The risk-on rally has persisted this week, bolstered by a better-than-expected core CPI print and a scramble by quant trading accounts to cover sizable shorts. Regarding the CPI print, I won't delve into technical details, but while the trajectory is positive (falling), the data's quality is deteriorating, marked by substantial revisions and increased frequency. Core rates seem to have reached a plateau, and the market is pondering the extent of next year's rate cuts. The debate between a sharp deceleration (if Morgan Stanley's prediction of aggressive Fed cuts in H2 2024 holds) and a soft landing scenario (if Goldman Sachs' assertion of wrongly frontloaded rate cuts is accurate) is ongoing. Presently, I lean towards the latter view, avoiding a confrontation with the Fed and navigating the significant supply of sovereign issuance in 2024 ($8.5 trillion gross, $2.5 trillion net). I recommend staying with the belly of the curve as a core long and tactically trading the long end.

In the corporate bond space, the past ten days have witnessed the resurgence of corporate issuance, with even some high-yield offerings making their way to the market. Around $7 billion moved from money markets to credit in the past week (in ETFs), indicating a substantial switch, and corporations are promptly capitalizing on this window of liquidity.

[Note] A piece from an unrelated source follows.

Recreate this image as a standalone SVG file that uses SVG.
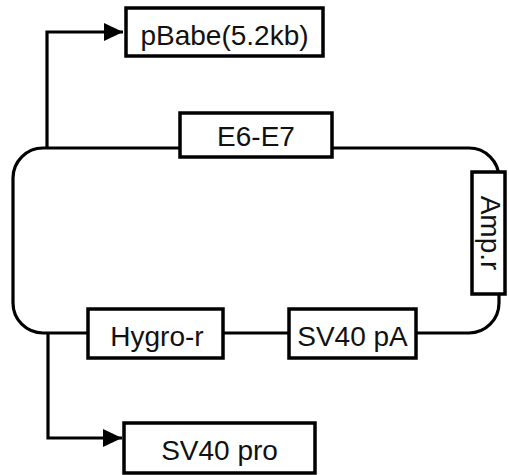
<svg xmlns="http://www.w3.org/2000/svg" width="509" height="475" viewBox="0 0 509 475">
<style>
.box{fill:#fff;stroke:#000;stroke-width:3.5}
.ln{fill:none;stroke:#000;stroke-width:3.2}
.t{font-family:"Liberation Sans",Arial,sans-serif;font-size:28px;fill:#111;text-anchor:middle}
</style>
<defs>
<marker id="ah" markerUnits="userSpaceOnUse" markerWidth="20" markerHeight="20" viewBox="0 0 20 20" refX="19" refY="10" orient="auto">
<path d="M0,1 L19,10 L0,19 Z" fill="#000"/>
</marker>
</defs>
<rect width="509" height="475" fill="#fff"/>
<g id="connectors">
<path class="ln" d="M45,148 H469 A30,30 0 0 1 499,178 V303 A30,30 0 0 1 469,333 H43 A30,30 0 0 1 13,303 V178 A30,30 0 0 1 43,148 Z"/>
<path class="ln" d="M47,148 V32 H123" marker-end="url(#ah)"/>
<path class="ln" d="M48,333 V438 H122" marker-end="url(#ah)"/>
</g>
<g id="pBabe"><rect class="box" x="126" y="8" width="197" height="48"/><text class="t" x="224.5" y="45">pBabe(5.2kb)</text></g>
<g id="E6E7"><rect class="box" x="180" y="113" width="152" height="44"/><text class="t" x="256" y="146">E6-E7</text></g>
<g id="ampr"><rect class="box" x="472" y="172" width="33" height="122"/><text class="t" transform="translate(481,233) rotate(90)" x="0" y="0">Amp.r</text></g>
<g id="hygro"><rect class="box" x="88" y="309" width="135" height="49"/><text class="t" x="157" y="346">Hygro-r</text></g>
<g id="sv40pa"><rect class="box" x="289" y="309" width="127" height="49"/><text class="t" x="352.5" y="346">SV40 pA</text></g>
<g id="sv40pro"><rect class="box" x="124" y="423" width="191" height="50"/><text class="t" x="219.5" y="460">SV40 pro</text></g>
</svg>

Regarding equities, our stance from the beginning of the month remains: while Q3 performed well, Q4 2023 has seen downward revisions, affecting the 2024 outlook. Current market levels appear more a result of rerating due to lower long-term yields than healthy and sustainable EPS growth. Nevertheless, market breadth is gradually improving, and investors are turning their attention to reasonably valued companies beyond the popular few. In terms of flows, end investors are reallocating capital from NASDAQ to more balanced themes, with the US market recording significant inflows, while outflows from Europe and emerging markets persist.

In corporate news, RWE reported a decent quarter, the Siemens Energy saga concluded with state backing of €8 billion, and Diageo issued a significant profit warning related to Latin American volumes. Burberry also posted a profit warning today. On the positive side, Siemens provided reassuring guidance for next year, as did Infineon. From the US, Cisco's results were outright disappointing, and Palo Alto was cautious in its backlog guidance. The WMT bellwether was also rather cautious in its guidance.